In Christchurch, GP Api Talematoga says he and his colleagues are at breaking point.
“I’ve been in practice for 30 years and I’ve never been exposed to this level of stress,” he told Newshub.
Wellington GP Rachael Waters feels similarly exhausted.
“It’s the worst I’ve ever seen. It’s the most stretched I’ve ever seen. It’s the most difficult, it’s the busiest.”
Many practices are in financial strife, and almost all lack staff and are overloaded with patients.
“Any patient will know that they can wait two, three, four weeks to get a GP visit. It’s not okay and the health of New Zealanders is suffering, and we need to fix it,” Dr Waters told Newshub.
Adding to the pressure, the NZ Nurses Organisation lodged a pay equity claim with the intention of boosting pay for nurses in primary care.
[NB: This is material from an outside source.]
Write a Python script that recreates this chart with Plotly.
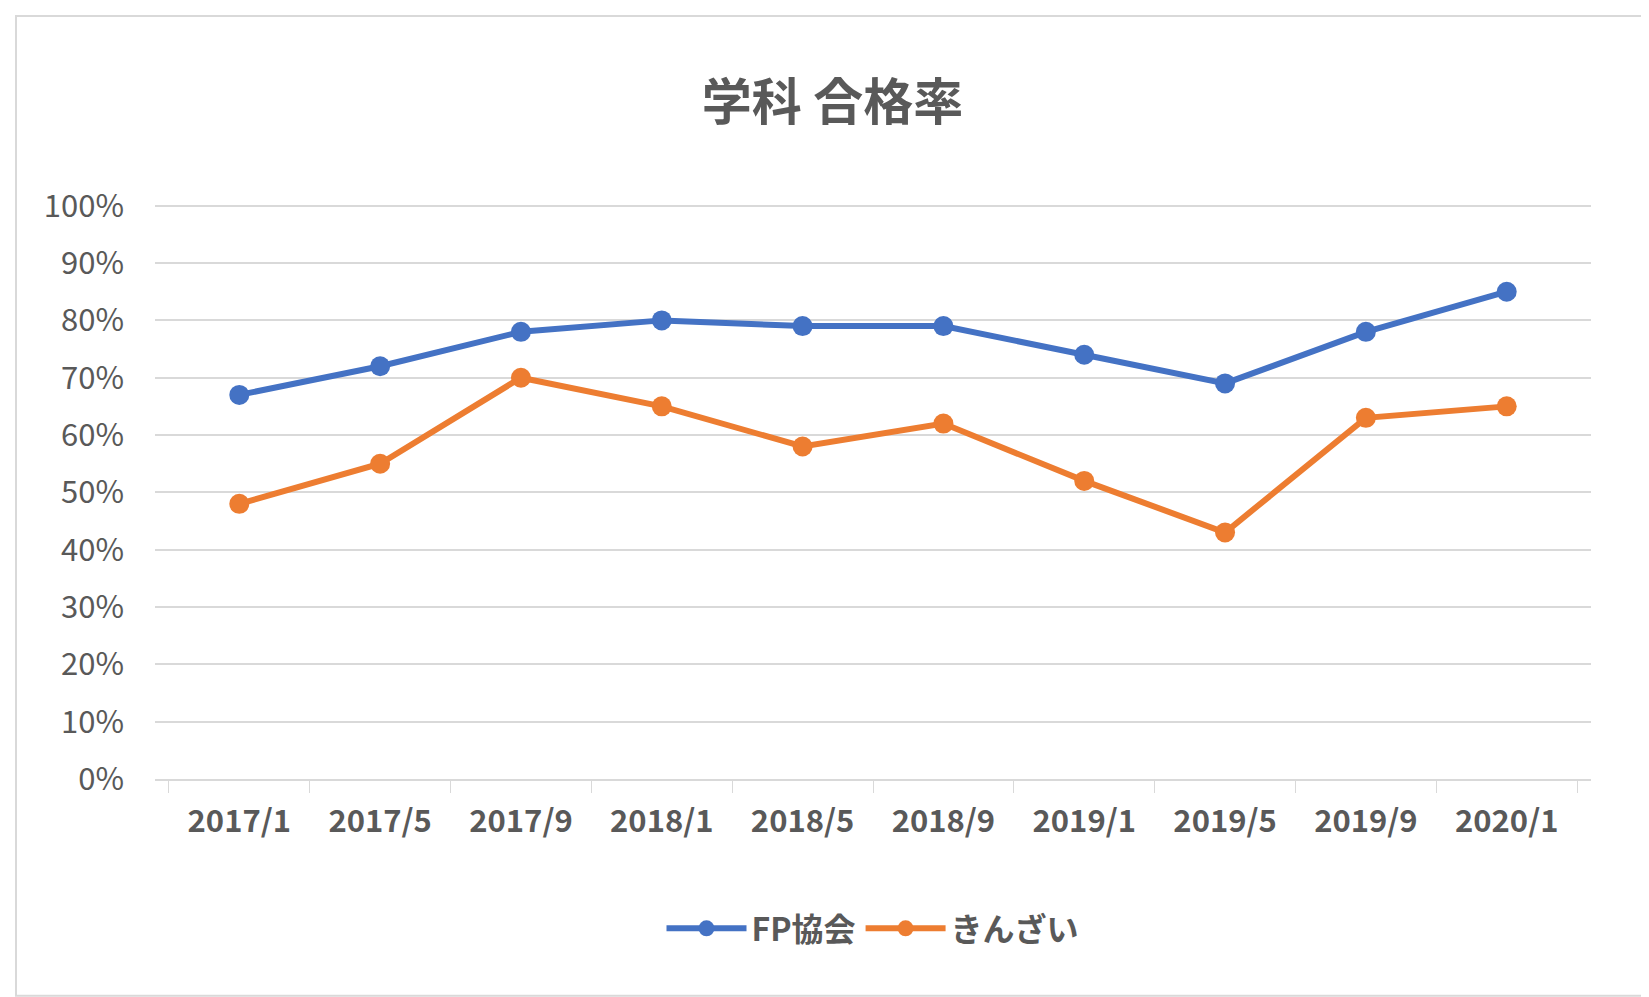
import plotly.graph_objects as go

categories = ["2017/1","2017/5","2017/9","2018/1","2018/5","2018/9","2019/1","2019/5","2019/9","2020/1"]
fp = [0.67,0.72,0.78,0.80,0.79,0.79,0.74,0.69,0.78,0.85]
kinzai = [0.48,0.55,0.70,0.65,0.58,0.62,0.52,0.43,0.63,0.65]

font = "Noto Sans CJK JP"
fig = go.Figure()
fig.add_trace(go.Scatter(x=categories, y=fp, name="<b>FP協会</b>", mode="lines+markers",
    line=dict(color="#4472C4", width=6), marker=dict(size=20, color="#4472C4")))
fig.add_trace(go.Scatter(x=categories, y=kinzai, name="<b>きんざい</b>", mode="lines+markers",
    line=dict(color="#ED7D31", width=6), marker=dict(size=20, color="#ED7D31")))
fig.update_layout(
    width=1649, height=997, paper_bgcolor="white", plot_bgcolor="white",
    font=dict(family=font, color="#595959", size=30),
    title=dict(text="<b>学科 合格率</b>", x=0.5, xanchor="center", yref="container", y=0.905, yanchor="middle",
               font=dict(size=50, color="#595959")),
    margin=dict(l=147, r=66, t=196, b=226),
    showlegend=True,
    legend=dict(orientation="h", x=0.5, xanchor="center", y=-0.26, yanchor="middle",
                font=dict(size=32, color="#595959"), itemwidth=80),
    shapes=[dict(type="rect", xref="paper", yref="paper", x0=-0.0968, x1=1.0397, y0=-0.377, y1=1.327,
                 line=dict(color="#D9D9D9", width=2))],
)
fig.update_xaxes(showgrid=False, showline=True, linecolor="#D9D9D9", linewidth=2,
                 ticks="outside", tickson="boundaries", ticklen=12, tickcolor="#D9D9D9",
                 tickfont=dict(size=31, color="#595959"), ticklabelstandoff=14,
                 tickprefix="<b>", ticksuffix="</b>")
fig.update_yaxes(range=[0, 1.003], tickvals=[i/10 for i in range(11)], tickformat=".0%",
                 showgrid=True, gridcolor="#D9D9D9", gridwidth=2,
                 zeroline=False, tickfont=dict(size=31, color="#595959"), ticklabelstandoff=30,
                 tickprefix="<b>", ticksuffix="</b>")
fig.write_html("out.html")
“We’ve got this significant gap between what nurses in hospitals are paid and what nurses outside hospitals, in what we call the funded sector, are paid,” said NZNO chief executive Paul Goulter.
GPs want their nurses paid more but say they can’t fund it.
“I think it’s a disaster waiting to happen,” said Dr Waters.
In response to the union’s claim, since mid-December, 155 GP clinics have issued what’s known as a Section 14 notice.
This is a “notification of problems”, or “significant risks” where the clinic has concerns it can’t perform the services it’s contracted to do.
The clinic’s local Primary Health Organisation (PHO) is contacted, which is then obliged to inform Manatū Hauora/the Ministry of Health.